Thursday, February 16, 2012

Bath Time

I recently read a blurb in a parenting magazine about how bath time is the most relaxing time of the day for a mom. According to the writer, you can soak your feet, let the kids write on the walls without feeling that you need to yell at them, and you actually get to sit down. I loved reading this. I loved reading it in the same way I love reading novels about wealthy people who spend their days sitting pool side with colorful drinks. I would love to meet the writer of the bath time blurb. I would tell her that I loved her description of bath time, and that her imagery was so real that I could totally picture a scene like that. The same way I can picture a prince on horseback showing up at my door step, and doing something that would absolutely blow my mind...like the dishes, or the laundry. I would tell her that, and then, I would ask her this:  On what planet do you bathe your children?

I would ask her this because, while I love the idea of her description, my bath time reality is just a little different. When I bathe the kids, I'm either giving two baths back to back, or I am bathing three at once. I am probably pushing it putting all three in the tub together at this point, but some nights, the thought of two baths is more than I can take. On these nights, it's either bathe them all together, or bathe them with a large bottle of tequila at my side.

Don't be misled into thinking that all three together is somehow easier. It's not. It is, in fact, quite painful. But at least the pain is over relatively quickly, and I don't have to repeat it. Kind of like getting a shot. In your head. When I bathe all three, there are three kids fighting over who sits where, who has more room, who has more bubbles, who just squirted water into whose eye with which toy, and who gets that toy next. When I bathe two kids together, it's just like that, only with one less child. But then I still have to give another bath, the mere thought of which is sometimes enough to send me reaching for that bottle of tequila.

And then there is the fact that NBO are, of course, individuals. N likes lots of bubbles and wants to spread out in the tub like it's her personal jacuzzi. Unfortunately, it is not a jacuzzi. It is the same size tub that we had in 1982 in the house in which I grew up. And, often, it's not even her personal way-too- small-circa-1970-something tub, because she is sharing it with her two brothers. Who are yelling at her to move her feet out of their faces.
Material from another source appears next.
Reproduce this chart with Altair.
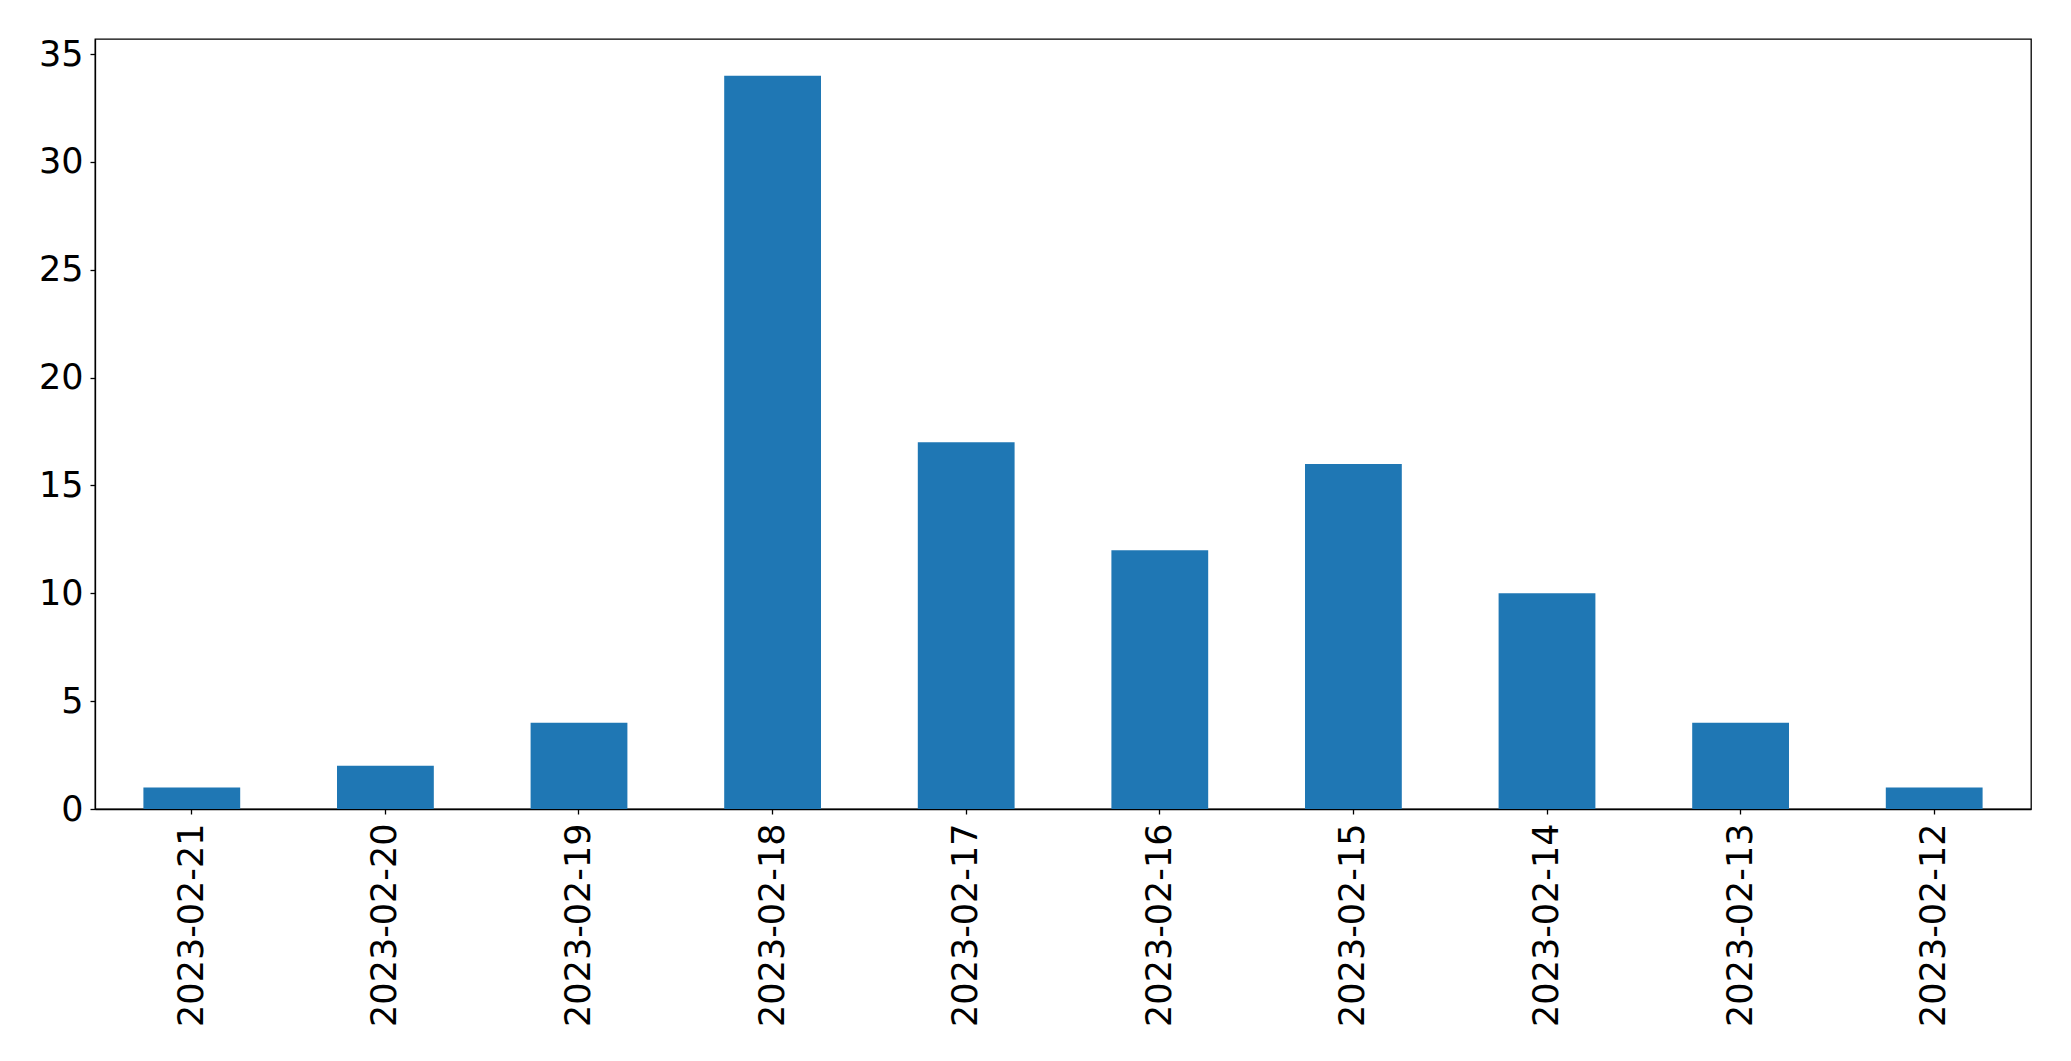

B loves water. This should be a good thing when it comes to bath time, right? Maybe I should clarify. When I say that he loves water, I mean that he loves to drink it (which, for some reason, I feel a need to discourage in the bath), dump it over his siblings heads (not something they are all that crazy about), and splash it. No, not splash it in the tub, Splash it out of the tub. Specifically, I think he attempts to see just how far water will travel. Great idea for a future science fair project. Not such a great idea for bath time, specifically one with a sibling or two. And a mother who, because she's either an optimist or an idiot, continues to be surprised that that she is soaking wet at the end of every bath.
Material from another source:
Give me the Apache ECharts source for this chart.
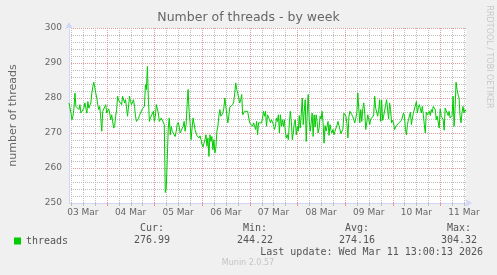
<!DOCTYPE html>
<html><head><meta charset="utf-8">
<script src="https://cdn.jsdelivr.net/npm/echarts@6/dist/echarts.min.js"></script>
<style>html,body{margin:0;padding:0;background:#f0f0f0}#c{width:497px;height:275px}</style>
</head><body><div id="c"></div>
<script>
// hours since 03 Mar 00:00 of the first sample, one sample every half hour
const startHour = 5;
const stepHours = 0.5;
const threads = [
278.6,278.6,275.7,273.8,274.8,277.1,281.4,277.6,278.1,277.1,276.7,278.1,275.7,275.2,276.2,277.1,278.6,277.1,275.7,279.0,
277.1,277.6,278.6,281.4,283.3,284.5,284.3,281.4,280.0,278.1,276.7,277.6,274.3,270.5,276.2,276.2,275.7,278.1,275.7,276.2,
276.9,275.7,273.8,275.2,274.8,271.4,272.1,274.8,276.7,280.5,279.3,279.5,279.5,278.1,280.5,280.0,278.6,279.5,277.1,274.8,
274.8,280.5,279.0,278.1,277.8,279.5,277.6,274.8,273.3,
273.3,274.1,275.0,275.7,275.2,276.9,276.7,277.6,283.8,282.4,289.0,279.5,273.3,274.3,274.3,273.8,276.2,273.3,274.8,278.1,
277.6,275.7,273.3,273.0,274.3,274.0,274.0,272.4,253.0,254.3,262.4,271.4,274.3,269.5,271.9,270.5,270.5,270.5,269.0,270.5,
272.4,273.0,271.9,270.0,270.5,270.0,271.9,273.3,270.5,272.4,278.1,282.4,276.2,272.9,268.1,271.4,274.3,274.8,271.0,270.0,
269.2,268.9,268.6,269.2,268.1,266.7,266.0,265.7,
268.1,269.5,266.2,268.6,263.3,269.5,267.6,269.0,265.2,268.1,264.3,265.7,270.5,271.9,274.8,276.7,274.8,275.2,275.7,277.1,
280.0,277.6,278.1,272.9,274.8,277.4,277.1,277.6,278.1,279.0,281.4,284.3,282.4,281.4,281.9,278.6,279.5,281.0,275.2,275.7,
276.2,275.9,275.9,276.2,276.7,272.9,272.4,273.3,271.9,272.9,271.9,271.0,273.3,269.5,272.9,272.4,272.9,272.9,274.3,276.2,
274.8,276.2,271.9,275.2,275.2,273.8,272.9,273.8,
273.8,272.4,271.0,271.9,274.3,273.3,275.2,270.0,275.2,271.9,273.8,271.9,273.8,270.5,268.6,269.5,268.1,272.9,276.2,273.3,
268.1,270.0,272.9,273.8,269.5,271.9,270.5,275.0,271.4,275.2,280.0,272.4,276.2,279.5,267.6,275.2,281.0,273.8,270.5,272.9,
275.7,269.0,275.2,271.7,275.2,273.3,270.0,271.4,274.8,274.0,276.2,272.9,267.1,272.1,270.5,270.2,273.3,269.3,272.4,270.7,
270.0,271.0,269.5,270.5,271.4,272.2,273.3,273.8,
271.0,269.8,270.0,271.1,275.7,275.5,274.8,272.7,268.6,274.6,276.2,275.9,275.2,274.6,274.8,272.9,272.4,275.7,281.4,276.9,
272.9,276.7,273.3,276.9,278.6,275.7,271.0,272.9,275.2,273.8,272.4,274.0,274.3,274.6,275.2,280.5,277.1,276.9,274.8,276.5,
279.5,273.3,279.5,273.6,274.8,274.6,274.8,279.5,279.5,274.0,278.6,276.7,272.9,273.6,272.9,271.0,271.4,272.1,271.9,272.8,
272.4,273.1,273.6,274.0,275.7,274.8,271.0,269.5,
272.4,273.8,274.3,275.9,272.4,274.3,275.7,275.5,275.2,279.0,275.7,277.4,278.1,278.1,275.7,277.6,275.2,272.4,270.0,275.9,
275.2,275.7,276.2,275.0,276.7,275.9,277.6,277.6,276.7,273.8,274.8,275.0,271.4,276.9,274.8,274.8,273.8,270.8,277.1,277.4,
277.6,275.0,276.2,274.3,273.8,275.0,280.5,271.9,277.1,284.5,282.4,281.0,280.0,275.0,272.9,275.9,277.6,275.7,276.7,276.2
];
const dayLabels = ['03 Mar','04 Mar','05 Mar','06 Mar','07 Mar','08 Mar','09 Mar','10 Mar','11 Mar'];
const seriesName = 'threads';
const titleText = 'Number of threads - by week';
const yName = 'number of threads';
const statLabels = ['Cur:','Min:','Avg:','Max:'];
const statValues = ['276.99','244.22','274.16','304.32'];
const lastUpdate = 'Last update: Wed Mar 11 13:00:13 2026';
const footer = 'Munin 2.0.57';
const watermark = 'RRDTOOL / TOBI OETIKER';

const yMin = 250, yMax = 300;
const xMin = startHour, xMax = startHour + (threads.length - 1) * stepHours;
const data = threads.map((v, i) => [startHour + i * stepHours, v]);
const labelHours = dayLabels.map((_, i) => 12 + 24 * i);
const gridHours = [];
for (let h = 6; h < xMax; h += 6) gridHours.push(h);

const RED = '#e69a9a', GRAY = '#bebebe', AXIS = '#CFD6F8', FONT = '#666666';
const statX = [152, 255, 357, 459];
const graphics = [];
statLabels.forEach((t, i) => {
  graphics.push({ type: 'text', x: statX[i], y: 228, style: { text: t, align: 'center', verticalAlign: 'middle', font: '10px "DejaVu Sans Mono"', fill: '#555' } });
  graphics.push({ type: 'text', x: statX[i], y: 240, style: { text: statValues[i], align: 'center', verticalAlign: 'middle', font: '10px "DejaVu Sans Mono"', fill: '#555' } });
});
graphics.push({ type: 'text', x: 483, y: 252, style: { text: lastUpdate, align: 'right', verticalAlign: 'middle', font: '10px "DejaVu Sans Mono"', fill: '#555' } });
graphics.push({ type: 'text', x: 248, y: 263, style: { text: footer, align: 'center', verticalAlign: 'middle', font: '8px "DejaVu Sans"', fill: '#c4c4c4' } });
graphics.push({ type: 'text', x: 489, y: 57, rotation: -Math.PI / 2, style: { text: watermark, align: 'center', verticalAlign: 'middle', font: '8px "DejaVu Sans"', fill: '#c8c8c8' } });

const chart = echarts.init(document.getElementById('c'), null, { renderer: 'canvas' });
chart.setOption({
  backgroundColor: '#f0f0f0',
  animation: false,
  textStyle: { fontFamily: 'DejaVu Sans' },
  title: { text: titleText, left: 'center', top: 11, padding: 0,
    textStyle: { fontSize: 12.5, fontWeight: 'normal', color: FONT, fontFamily: 'DejaVu Sans' } },
  legend: { data: [seriesName], left: 9, top: 231, icon: 'rect', itemWidth: 7, itemHeight: 7, selectedMode: false,
    textStyle: { fontFamily: 'DejaVu Sans Mono', fontSize: 10, color: '#555' } },
  grid: { left: 66, top: 28, width: 400, height: 175, backgroundColor: '#ffffff', show: true, borderWidth: 0 },
  xAxis: {
    type: 'value', min: xMin, max: xMax,
    axisLine: { show: true, lineStyle: { color: AXIS, width: 1 }, symbol: ['none', 'arrow'], symbolSize: [6, 7], symbolOffset: [0, 6] },
    axisTick: { show: false },
    splitLine: { show: false },
    axisLabel: { customValues: labelHours, formatter: v => dayLabels[Math.round((v - 12) / 24)] || '',
      color: FONT, fontSize: 9, fontFamily: 'DejaVu Sans', margin: 5 }
  },
  yAxis: {
    type: 'value', min: yMin, max: yMax, interval: 2,
    name: yName, nameLocation: 'middle', nameGap: 50,
    nameTextStyle: { fontSize: 11, color: FONT, fontFamily: 'DejaVu Sans' },
    axisLine: { show: true, lineStyle: { color: AXIS, width: 1 }, symbol: ['none', 'arrow'], symbolSize: [6, 7], symbolOffset: [0, 6] },
    axisTick: { show: false },
    axisLabel: { formatter: v => (v % 10 === 0 ? String(v) : ''), color: FONT, fontSize: 9, fontFamily: 'DejaVu Sans', margin: 7 },
    splitLine: { show: true, lineStyle: { color: [RED, GRAY, GRAY, GRAY, GRAY], type: [1, 1], width: 1 } }
  },
  series: [
    { type: 'custom', name: '_vgrid', data: gridHours, z: 1, silent: true, clip: false,
      encode: { x: 0 },
      renderItem: (params, api) => {
        const h = api.value(0);
        const top = api.coord([h, yMax]), bottom = api.coord([h, yMin]);
        const x = Math.round(top[0]) + 0.5;
        const col = h % 24 === 0 ? RED : GRAY;
        return { type: 'group', children: [
          { type: 'line', shape: { x1: x, y1: top[1], x2: x, y2: bottom[1] },
            style: { stroke: col, lineWidth: 1, lineDash: [1, 1] } },
          { type: 'line', shape: { x1: x, y1: bottom[1], x2: x, y2: bottom[1] + 3 },
            style: { stroke: col, lineWidth: 1 } }
        ] };
      } },
    { type: 'line', name: seriesName, data: data, z: 3, showSymbol: false, symbol: 'rect',
      itemStyle: { color: '#00cc00' }, lineStyle: { color: '#00cc00', width: 1 } }
  ],
  graphic: graphics
});
</script></body></html>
O, at this point in his life, likes moving. Constantly. So he attempts to stand up in the tub. Or dance. Or jump. Or maybe run. What he doesn't do in the tub is sit. Ever. But if he decides he has enough--for example, if someone dumps water on his head, or has their feet in his face--he attempts to get out. By himself. By whatever means necessary. At which point, I have a toddler in a towel and a three-year-old I now also have to get out, because I can't leave him alone or with his six-year-old sister. I know I can't do this because it's not safe. All the books say so. The pediatrician says so. I also know I can't do this because leaving any of my children alone in a bathroom with a tub full of water would not just be a safety issue on my part, but would also just be really, really dumb. So, I have to take the others out, too. Which means I now have at least one wet, naked child running out of the bathroom, and I frantically hope that child doesn't slip and fall down the stairs as I get the others out and dried off. I know what you're thinking. And yes, I guess I could close the door and keep them all in the bathroom with me until everyone is out and dried off. And I would do that, if I didn't value my hearing or my sanity quite as much as I do.
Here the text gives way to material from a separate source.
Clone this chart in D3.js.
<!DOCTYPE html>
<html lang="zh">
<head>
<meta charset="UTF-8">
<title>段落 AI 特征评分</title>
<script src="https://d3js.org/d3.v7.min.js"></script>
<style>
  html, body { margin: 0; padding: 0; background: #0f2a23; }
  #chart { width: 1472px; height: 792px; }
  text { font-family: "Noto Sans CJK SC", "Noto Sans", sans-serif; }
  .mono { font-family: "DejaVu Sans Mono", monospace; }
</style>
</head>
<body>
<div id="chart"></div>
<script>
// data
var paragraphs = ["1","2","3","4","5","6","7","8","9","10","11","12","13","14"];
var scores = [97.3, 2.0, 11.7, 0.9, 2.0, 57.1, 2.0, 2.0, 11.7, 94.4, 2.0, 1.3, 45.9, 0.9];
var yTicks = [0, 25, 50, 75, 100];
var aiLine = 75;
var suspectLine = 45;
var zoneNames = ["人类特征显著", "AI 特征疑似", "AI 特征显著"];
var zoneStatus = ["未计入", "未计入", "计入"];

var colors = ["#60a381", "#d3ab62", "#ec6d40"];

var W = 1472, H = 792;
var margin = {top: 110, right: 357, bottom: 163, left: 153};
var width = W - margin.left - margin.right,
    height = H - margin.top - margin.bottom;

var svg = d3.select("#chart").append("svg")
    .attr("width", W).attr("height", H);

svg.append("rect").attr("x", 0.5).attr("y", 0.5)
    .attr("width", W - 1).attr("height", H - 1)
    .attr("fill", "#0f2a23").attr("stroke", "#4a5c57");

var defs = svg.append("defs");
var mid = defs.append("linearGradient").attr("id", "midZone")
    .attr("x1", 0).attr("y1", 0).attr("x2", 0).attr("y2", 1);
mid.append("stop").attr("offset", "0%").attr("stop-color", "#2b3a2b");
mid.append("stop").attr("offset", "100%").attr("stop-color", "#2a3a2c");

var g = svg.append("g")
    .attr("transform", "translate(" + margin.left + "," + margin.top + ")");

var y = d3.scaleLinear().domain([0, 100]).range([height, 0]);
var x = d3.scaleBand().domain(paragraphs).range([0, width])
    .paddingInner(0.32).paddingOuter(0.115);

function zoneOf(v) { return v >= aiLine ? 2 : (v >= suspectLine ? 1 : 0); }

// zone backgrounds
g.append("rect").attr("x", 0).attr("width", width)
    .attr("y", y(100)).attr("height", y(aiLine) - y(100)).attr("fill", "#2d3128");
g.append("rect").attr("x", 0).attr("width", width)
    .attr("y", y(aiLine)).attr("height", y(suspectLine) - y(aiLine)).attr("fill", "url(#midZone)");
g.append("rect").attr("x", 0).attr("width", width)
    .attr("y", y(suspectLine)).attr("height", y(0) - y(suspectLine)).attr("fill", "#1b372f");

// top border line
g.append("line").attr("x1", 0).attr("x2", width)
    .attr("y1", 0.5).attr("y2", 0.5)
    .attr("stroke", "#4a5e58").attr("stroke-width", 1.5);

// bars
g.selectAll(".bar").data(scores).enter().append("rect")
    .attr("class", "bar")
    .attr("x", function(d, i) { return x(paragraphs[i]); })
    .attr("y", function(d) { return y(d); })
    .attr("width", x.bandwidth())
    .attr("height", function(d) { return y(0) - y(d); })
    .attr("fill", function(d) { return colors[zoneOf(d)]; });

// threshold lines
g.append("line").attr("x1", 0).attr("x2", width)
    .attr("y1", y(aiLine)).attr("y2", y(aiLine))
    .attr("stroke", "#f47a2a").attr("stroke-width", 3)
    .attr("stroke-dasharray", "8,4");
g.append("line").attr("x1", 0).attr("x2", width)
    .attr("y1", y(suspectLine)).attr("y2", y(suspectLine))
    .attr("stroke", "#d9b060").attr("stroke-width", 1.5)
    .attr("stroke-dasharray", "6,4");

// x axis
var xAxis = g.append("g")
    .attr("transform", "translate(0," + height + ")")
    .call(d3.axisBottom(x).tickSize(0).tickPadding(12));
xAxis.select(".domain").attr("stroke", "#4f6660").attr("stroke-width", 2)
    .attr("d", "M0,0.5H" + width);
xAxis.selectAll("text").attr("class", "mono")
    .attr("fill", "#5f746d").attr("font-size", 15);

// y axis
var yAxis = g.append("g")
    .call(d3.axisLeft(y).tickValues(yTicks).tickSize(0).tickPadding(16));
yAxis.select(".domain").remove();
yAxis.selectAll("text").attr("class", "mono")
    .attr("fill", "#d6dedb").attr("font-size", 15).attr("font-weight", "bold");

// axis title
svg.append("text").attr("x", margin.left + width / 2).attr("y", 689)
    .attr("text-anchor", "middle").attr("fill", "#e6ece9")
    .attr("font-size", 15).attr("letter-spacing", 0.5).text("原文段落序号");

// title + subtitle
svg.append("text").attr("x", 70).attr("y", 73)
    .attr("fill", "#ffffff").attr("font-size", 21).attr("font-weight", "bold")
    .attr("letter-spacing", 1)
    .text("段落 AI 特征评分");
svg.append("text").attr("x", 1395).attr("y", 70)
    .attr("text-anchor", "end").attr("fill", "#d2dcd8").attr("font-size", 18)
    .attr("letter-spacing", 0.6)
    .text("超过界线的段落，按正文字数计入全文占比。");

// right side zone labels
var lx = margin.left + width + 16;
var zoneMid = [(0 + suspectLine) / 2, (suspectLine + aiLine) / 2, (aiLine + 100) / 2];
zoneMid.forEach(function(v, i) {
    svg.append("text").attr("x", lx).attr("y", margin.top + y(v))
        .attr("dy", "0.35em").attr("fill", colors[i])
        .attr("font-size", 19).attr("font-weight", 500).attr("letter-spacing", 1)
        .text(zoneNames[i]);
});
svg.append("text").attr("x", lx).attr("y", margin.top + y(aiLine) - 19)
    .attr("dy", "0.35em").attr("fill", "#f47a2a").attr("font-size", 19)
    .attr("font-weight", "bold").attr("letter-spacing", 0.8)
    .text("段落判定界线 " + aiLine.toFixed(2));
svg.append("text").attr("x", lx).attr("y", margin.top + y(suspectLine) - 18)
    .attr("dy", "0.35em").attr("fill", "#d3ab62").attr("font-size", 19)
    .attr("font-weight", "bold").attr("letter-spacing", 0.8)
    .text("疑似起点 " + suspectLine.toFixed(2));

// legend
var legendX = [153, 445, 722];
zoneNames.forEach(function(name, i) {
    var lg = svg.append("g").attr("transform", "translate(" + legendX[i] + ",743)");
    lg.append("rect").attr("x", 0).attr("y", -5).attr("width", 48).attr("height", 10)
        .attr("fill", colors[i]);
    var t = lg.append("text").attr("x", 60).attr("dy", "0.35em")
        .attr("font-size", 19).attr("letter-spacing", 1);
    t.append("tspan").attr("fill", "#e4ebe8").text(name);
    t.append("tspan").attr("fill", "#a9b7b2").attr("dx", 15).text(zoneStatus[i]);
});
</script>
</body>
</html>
Somehow, though, we make it all work. Well, I don't know that work is the right word, unless you're referring to how much work this is for me. In that case, yes, work is the perfect word. And it does work, in that my children are clean at the end of it. Along with me. And the floor. And the walls. Come to think of it, maybe I should leave the toilet seat up, and let them splash some soapy water in there during their next bath, so that will get cleaned, too.

But no, that won't work. If I left the toilet seat up, I'd have no where to sit, as I soak my feet, for this most relaxing part of my day.